It’s not much of an exaggeration to say that, for many businesses, data is their most valuable asset. This accumulated information, hailing from various different sources, can be used by companies to answer questions that take the guesswork out of smart decision-making. Properly deployed in the right way, structured data is no longer mere information, but rather knowledge. That’s a big difference.
However, as the amount of data has exploded, it’s become increasingly important to have the proper way of storing, aggregating it, and analyzing it. This is where the idea of a data warehouse enters the picture.
In short, a data warehouse is a centralized repository for data that’s connected to (usually) multiple data streams -- including relational databases, transactional systems, and others.
A typical data warehouse works like this: To start with, a process called Extract Transform Load (ETL) processes and integrates data from multiple channels in the right format to be used by the data warehouse. After this, the data moves on to Data Marts, organized according to divisions such as the specific department that it belongs to. Finally, tools referred to as Business Intelligence (BI) assist people who need to access this data to do so. This involves periodic reports, multi-dimensional data analysis, and live dashboards.
Origins of a data warehouse
The term “big data” has only been in widespread usage for about the last decade. But the forward-looking inventors of the data warehouse were prescient enough to see the need for it much further back than that. In 1988, then-IBM researchers Barry Devlin and Paul Murphy called for the creation of a nonvolatile, integrated, subject-oriented, time-variant data collection tool they could employ to help management make data-driven decisions.
In some cases, this required only simple reporting based on data already collected. In others, it meant staging “what-if” simulations to look at the ramifications of certain courses of action that were available. What they required, they suggested, was a tool for bringing together structured, timestamped data from myriad diverse sources to serve as an ongoing record of both historical and current information.
We now live in a world in which the value -- and quantity -- of data has increased exponentially. Data, as the saying goes, is the “new oil,” and Devlin and Murphy’s call for the creation of the first data warehouse is now needed more than ever.

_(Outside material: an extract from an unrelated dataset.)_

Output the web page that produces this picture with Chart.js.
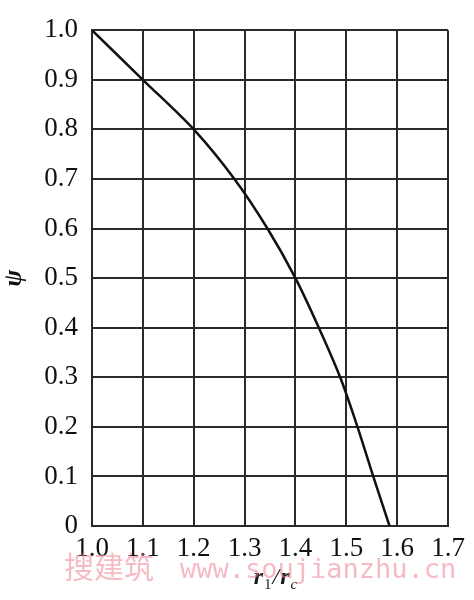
<!DOCTYPE html>
<html>
<head>
<meta charset="utf-8">
<script src="https://cdn.jsdelivr.net/npm/chart.js@4/dist/chart.umd.min.js"></script>
<style>
  html, body { margin: 0; padding: 0; background: #fff; }
  #wrap { width: 474px; height: 600px; }
</style>
</head>
<body>
<div id="wrap"><canvas id="psiChart" width="474" height="600"></canvas></div>
<script>
// r1/rc values, one per psi gridline
const rRatio = [1.0, 1.1, 1.2, 1.28, 1.345, 1.40, 1.446, 1.488, 1.522, 1.553, 1.585];
const psi = [1.0, 0.9, 0.8, 0.7, 0.6, 0.5, 0.4, 0.3, 0.2, 0.1, 0];
const xTicks = [1.0, 1.1, 1.2, 1.3, 1.4, 1.5, 1.6, 1.7];
const yTicks = [0, 0.1, 0.2, 0.3, 0.4, 0.5, 0.6, 0.7, 0.8, 0.9, 1.0];

const gridColor = '#2a2a2a';
const serif = '"Liberation Serif", "DejaVu Serif", serif';

// x-axis title with subscripts, plus the pink watermark
const extraText = {
  id: 'extraText',
  afterDraw(chart) {
    const { ctx, chartArea } = chart;
    ctx.save();
    // r1/rc
    const cx = (chartArea.left + chartArea.right) / 2 + 6;
    const base = 584;
    ctx.fillStyle = '#1a1a1a';
    ctx.textBaseline = 'alphabetic';
    ctx.textAlign = 'left';
    const parts = [
      ['r', 'italic bold 24px ' + serif, 0],
      ['1', '15px ' + serif, 5],
      ['/', 'italic 24px ' + serif, 0],
      ['r', 'italic bold 24px ' + serif, 0],
      ['c', 'italic 15px ' + serif, 5],
    ];
    let total = 0;
    parts.forEach((p) => { ctx.font = p[1]; total += ctx.measureText(p[0]).width + 1; });
    let x = cx - total / 2;
    parts.forEach((p) => {
      ctx.font = p[1];
      ctx.fillText(p[0], x, base + p[2]);
      x += ctx.measureText(p[0]).width + 1;
    });
    // watermark
    ctx.fillStyle = 'rgba(238, 130, 145, 0.55)';
    ctx.font = '30px "Noto Sans CJK SC", sans-serif';
    ctx.fillText('搜建筑', 64, 578);
    ctx.font = '27px "DejaVu Sans Mono", monospace';
    ctx.fillText('www.soujianzhu.cn', 180, 578);
    ctx.restore();
  },
};

const ctx = document.getElementById('psiChart').getContext('2d');
const psiChart = new Chart(ctx, {
  type: 'line',
  data: {
    datasets: [{
      data: rRatio.map((r, i) => ({ x: r, y: psi[i] })),
      borderColor: '#111',
      borderWidth: 2.5,
      pointRadius: 0,
      tension: 0.3,
      fill: false,
    }],
  },
  options: {
    responsive: false,
    animation: false,
    layout: { padding: { top: 29, right: 26, left: 0, bottom: 0 } },
    plugins: {
      legend: { display: false },
      tooltip: { enabled: false },
    },
    scales: {
      x: {
        type: 'linear',
        min: xTicks[0],
        max: xTicks[xTicks.length - 1],
        afterBuildTicks: (axis) => { axis.ticks = xTicks.map((v) => ({ value: v })); },
        afterFit: (axis) => { axis.height = 74; },
        grid: { color: gridColor, lineWidth: 2, drawTicks: false },
        border: { color: gridColor, width: 2 },
        ticks: {
          padding: 7,
          color: '#111',
          font: { family: serif, size: 27 },
          callback: (v) => v.toFixed(1),
        },
      },
      y: {
        type: 'linear',
        min: 0,
        max: 1,
        afterBuildTicks: (axis) => { axis.ticks = yTicks.map((v) => ({ value: v })); },
        afterFit: (axis) => { axis.width = 92; },
        grid: { color: gridColor, lineWidth: 2, drawTicks: false },
        border: { color: gridColor, width: 2 },
        title: {
          display: true,
          text: 'ψ',
          color: '#111',
          padding: { top: 0, bottom: 0 },
          font: { family: serif, size: 25, style: 'italic', weight: 'bold' },
        },
        ticks: {
          padding: 14,
          color: '#111',
          font: { family: serif, size: 27 },
          callback: (v) => (v === 0 ? '0' : v.toFixed(1)),
        },
      },
    },
  },
  plugins: [extraText],
});
</script>
</body>
</html>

It’s not just the amount of data that has increased in the years since 1988, either. There are new sources and types of data that could scarcely have been imagined back then. Modern data warehouses have to be able to take in often semi-structured data and make it fit for purpose, along with combining it with other datasets along the way. By doing this, the modern data warehouse can live up to the expectations that its creators had for it more than 30 years ago.
Different ways of storing data
A data warehouse isn’t the only way of storing data. The most common, and basic, storage approach involves a database. This is a straightforward tool for recording data. However, while a database may be useful for carrying out very limited analysis of data, it is not able to offer the same rapid analytics and storage of historical data taken from multiple sources of historical data.
Another widely employed method of storing data is a data lake. The main difference between a data warehouse and a data lake is that data lakes store huge pools of raw data with no particular structure and no immediate purpose. It’s easier to establish and load data into a data lake in the same way that it’s easier to tidy by throwing everything into a closet without sorting it out first.
The downside of a data lake is that it’s harder to extract insights from unless you are a data scientist with the right tools for the job. A data lake has its uses, but it is far less accessible to non-data science experts -- meaning those employees who simply want a tool that “just works.”
Protecting your data assets
If you had a physical warehouse full of stock or equipment that represented significant assets for a business, you would make sure that it was well-protected. That would probably mean investing in the right security cameras and night watchmen, among other measures. Similarly, a data warehouse needs to be protected -- even if the way that you do this is a little bit different.
Whether your data warehouse is sited on-premises, in a hybrid environment, or on the cloud, there are different ways organizations can protect them. An essential step is carrying out proper encryption and data masking. This means that, even if data to somehow be stolen, it would be unreadable (and therefore valueless) to the thieves.
Just as important is making sure that thieves never get inside to begin with. To do this, organizations should deploy tools such as database activity monitoring and a database firewall. These will monitor data warehouses on a constant, 24/7 basis, and provide immediate alerts should anything out of the ordinary happen.
Companies use data warehouses so that they can make smarter decisions. Protecting those same data warehouses is about the smartest decision they can possibly make.